Friday, November 30, 2007

Power To The People

I am about to post the dead & the gone nickname poll. Thanks to all who offered possible nicknames.

A couple of the suggestions didn't make the final cut. I decided against Dead, because I've never forgotten reading in a biography of Ernest Hemingway that he was very upset that the galley proofs of Death In The Afternoon had Hemingway Death on the top of every page.

I also rejected LAWKI2, on the off chance that comments such as these three might ultimately convince Harcourt that there really should be a sequel to Life As We Knew It:



When you are finished reading, you will want to know more about what happens to the family so I hope that a sequel will be published in the near future.

My readers are telling me that they need closure! I tell them that a parallel book is coming and they think that is great but, they want a sequel!

Help! Are you planning on writing a sequel to continue Miranda's story? We really, really hope so - please don't leave us hanging. :-)


Back to the poll. There'll be six options, listed in alphabetical order. The poll will end Tuesday, Dec. 4 at 5 PM EST (aka when I'll be lighting my first Chanukah candles). Majority rule, but if there's a tie, or two or fewer people vote, I get to decide.

Vote wisely if not often. Remember, the nickname you choose for the dead & the gone will be the one I'll use in this blog and in correspondence with my editors and agent for all eternity.

Ooh. I think I just scared myself. Oh well. If I can't trust my beloved slowly gained readership, who can I trust?

Now that's a question I'm not going to put in poll form ever!



17 comments:

Anonymous said...

Oh wow, my nickname is winning. I really need to not be anonymous.

I'm just so shy. Hee hee.

Anonymous said...

Haha... I keep changing my vote~! All of these nicknames are so good!

AND VOTE YES FOR LIFE AS WE KNEW IT SEQUEL!!

Anonymous said...

Well, my favorite is lagging far behind and I might have to switch my powerful support to another nickname.

But, tell me please, when does voting end?

Also, any chance of Life As We Knew It being a Scholastic Book Club selection? And how would you go about getting that done?

Lucky Glen - anonymice.

Susan Beth Pfeffer said...

Good morning (and thanks to everyone who's voted so far)-

Voting ends Tuesday, 5:00 PM EST, or whenever Blogspot thinks it should end.

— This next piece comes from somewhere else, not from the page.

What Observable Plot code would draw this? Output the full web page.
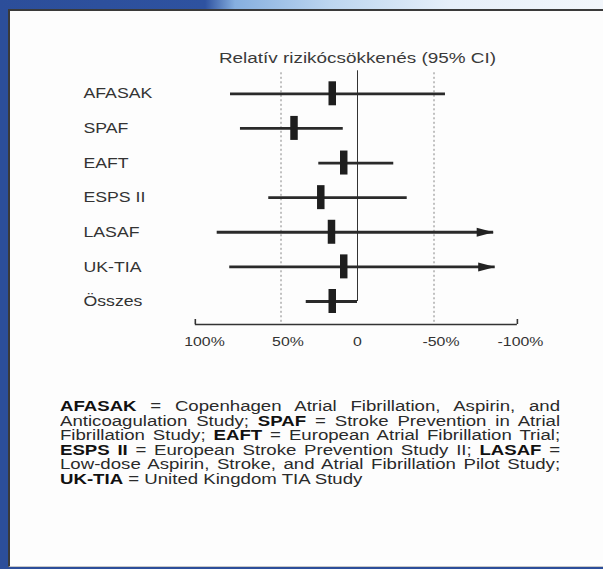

And Life As We Knew It is already a Scholastic selection. As a matter of fact, I got my dozen copies on Friday. The Scholastic edition has a completely different cover than either the Harcourt or the Marion Lloyd UK version, which makes it a collectible if nothing else.

It will be interesting to see if Scholastic selects the dead & the gone as well.If they do,it will be arranged between them and Harcourt, with Harcourt and me sharing the advance/possible royalties 50/50.

Anonymous said...

Hi Sue:

Another quick question; when you wrote the dead and the gone (and thank you for not capitalizing it so I don't have to), did you stick to a timeline similar to LAWKI?

I guess I'll send you an email later about why I'm asking this, as I don't want to give any of d&g away.

Glen

P.S. - WOuldn't it be great if the end of next year, they packaged the two books together for a holiday set? But I suppose that would have to be 2009 as both will be paperback then.

Mr. Cavin said...

Like, everybody knows that "dego" is a racial slur, right? Just checking. I didn't vote for it.

Anonymous said...

Mr. C:

Although I had previously thought it could be considered such, it certainly wasn't meant that way and the pronounciation (and spelling)is different.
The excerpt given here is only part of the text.